Thanks for your recognition and insightful comments! Please kindly find our detailed explanations as follows:
---
**Q1**: The safety of semi-supervised learning.
**R1**: Thank you for your further questions and we do understand your concern. We try to explain it from three aspects, as follows:
- Suppose the attackers poison only unlabeled samples, as Carlini's work did, Carlini's attack is not able to attack the semi-supervised stage of our DBD since the input of our DBD method is fully labeled data. In this case, our DBD will abandon unlabeled data in the beginning, such that the interpolated malicious unlabeled data will be removed.
- Suppose the attackers add labels to those malicious unlabeled samples, we admit that those samples will be used in the training process of our DBD. However, in this case, Carlini's attack itself is still not able to attack the semi-supervised stage of our DBD. Specifically, as shown in Section 3.1 of Carlini's work, the attackers need to insert a path of unlabeled samples benign from a selected labeled sample $x'$ (with the target class) and end with the target sample $x^{*}$ to fulfill their malicious purposes.
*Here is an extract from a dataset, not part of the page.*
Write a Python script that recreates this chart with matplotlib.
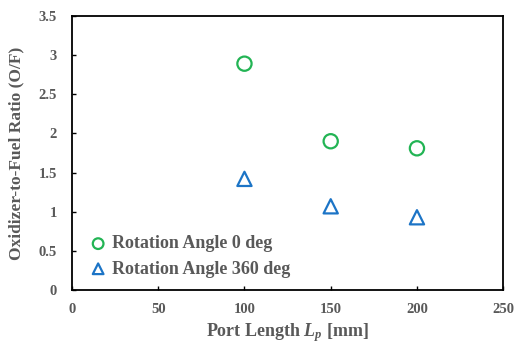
import matplotlib
matplotlib.use("Agg")
import matplotlib.pyplot as plt

# Dados
port_length = [100, 150, 200]
of_angle0 = [2.89, 1.90, 1.81]
of_angle360 = [1.42, 1.07, 0.93]

plt.rcParams['font.family'] = ['Liberation Serif', 'DejaVu Serif']
plt.rcParams['font.weight'] = 'bold'
plt.rcParams['mathtext.fontset'] = 'custom'
plt.rcParams['mathtext.rm'] = 'Liberation Serif:bold'
plt.rcParams['mathtext.it'] = 'Liberation Serif:italic:bold'
plt.rcParams['mathtext.bf'] = 'Liberation Serif:bold'
cinza = '#595959'

fig = plt.figure(figsize=(5.14, 3.45), dpi=100)
ax = fig.add_axes([0.140, 0.159, 0.839, 0.795])

ax.scatter(port_length, of_angle0, marker='o', s=105, facecolors='none',
           edgecolors='#22B454', linewidths=1.6, label='Rotation Angle 0 deg')
ax.scatter(port_length, of_angle360, marker='^', s=105, facecolors='none',
           edgecolors='#1C74C6', linewidths=1.6, label='Rotation Angle 360 deg')

ax.set_xlim(0, 250)
ax.set_ylim(0, 3.5)
ax.set_xticks([0, 50, 100, 150, 200, 250])
ax.set_yticks([0, 0.5, 1, 1.5, 2, 2.5, 3, 3.5])
ax.set_yticklabels(['0', '0.5', '1', '1.5', '2', '2.5', '3', '3.5'])
ax.tick_params(direction='in', length=3, labelsize=10.5, labelcolor=cinza, width=1)
ax.tick_params(axis='y', pad=11)
ax.tick_params(axis='x', pad=9)
for lab in ax.get_xticklabels() + ax.get_yticklabels():
    lab.set_fontweight('bold')
for s in ax.spines.values():
    s.set_linewidth(1.3)
    s.set_color('black')

ax.set_xlabel('Port Length $\\mathit{L_p}$ [mm]', fontsize=13, color=cinza,
              fontweight='bold', labelpad=4)
ax.set_ylabel('Oxidizer-to-Fuel Ratio (O/F)', fontsize=12.5, color=cinza,
              fontweight='bold', labelpad=10)

leg = ax.legend(loc='lower left', frameon=False, fontsize=13, handletextpad=0.0,
                borderaxespad=0.3, labelspacing=0.45, handlelength=1.5,
                markerscale=0.75, bbox_to_anchor=(0.0, 0.0))
for t in leg.get_texts():
    t.set_color(cinza)
    t.set_fontweight('bold')

fig.savefig('out.png', dpi=100)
However, since the labeled and unlabeled dataset partition depends on the loss calculated in the second stage of DBD and defender pre-assigned filtering rate $\alpha$, attackers are not able to know which sample is labeled, $i.e.$, they can not pick a $x'$.
- Suppose the attackers somehow really find a way to ensure that the attacker-specified $x'$ can be chosen as the labeled sample in the semi-supervised stage of our DBD, the attack goal of misclassifying the selected sample as the target class can be achieved probably. We will explore how to do it in our future work. If such a single-point attack succeeds in our DBD method, we will not surprised, as DBD is not designed for defending against this attack. In particular, Carlini's work has provided some useful methods to defend against this attack, such as the pairwise influence (see Section 5.3 in Carlini's work). This method can be naturally combined with our DBD method at the second stage, to identify triggered and interpolated points simultaneously.
According to the above three aspects, we don't think that Carlini's work is a severe threat to our DBD method. We hope that the above explanations could provide more clear information to alleviate your concern. The discussion with you is very pleasant and helpful, and we are willing to discuss with you if you have any further concerns. Thanks again for your insightful comment, which inspires us to explore a more effective adaptive attack against our DBD method in our future work.
---
**Q2**: More details about the speed constraints.
**R2**: Thank you for the constructive suggestions! Following your suggestion, we report the training time of each stage in our DBD as follows:
Table 1. The training time (minutes) of each stage in our DBD on CIFAR-10 dataset.
| | Stage 1 (Self-supervised Learning) | Stage 2 (Filtering) + Stage 3 (Fine-tuning) |
|:---:|:----------------------------------:|:-------------------------------------------:|
| DBD | 50.8 | 260.5 |
As shown in Table 1, using safe pre-trained backbones (to avoid the self-supervised learning stage) can indeed save some time in our DBD. Note that we only trained 100 epochs (instead of the standard 1000 epochs) in our DBD to save time, as we described in Appendix K. This is why we can only save 50.8 minutes if we use pre-trained backbones, otherwise, we can save 508 minutes.
Inspired by your questions, we also notice that our DBD can be further accelerated by using fewer epochs in Stage 2-3. As shown in Table 2, our DBD has converged after 115 epochs. In other words, we can save 115.8 more minutes by setting the epoch as 115 (instead of 200) in Stage 2-3. People should assign training epochs based on their specific needs.
Table 2. The benign accuracy (\%) $w.r.t.$ the training epoch in the stage 2-3 of our DBD on CIFAR-10 dataset.
| Epoch | 25 | 40 | 60 | 80 | 85 | 115 | 116 | 117 | 118 | 125 | 126 | 127 |
|:-----:|:-----:|:-----:|:-----:|:-----:|:-----:|:-----:|:-----:|:-----:|:-----:|:-----:|:-----:|:-----:|
| BA | 85.86 | 88.96 | 90.60 | 91.85 | 92.42 | 93.02 | 93.02 | 93.16 | 93.15 | 93.37 | 93.04 | 93.00 |
Thank you again for your insightful questions. We will add more details and discussions in Appendix K in our final version.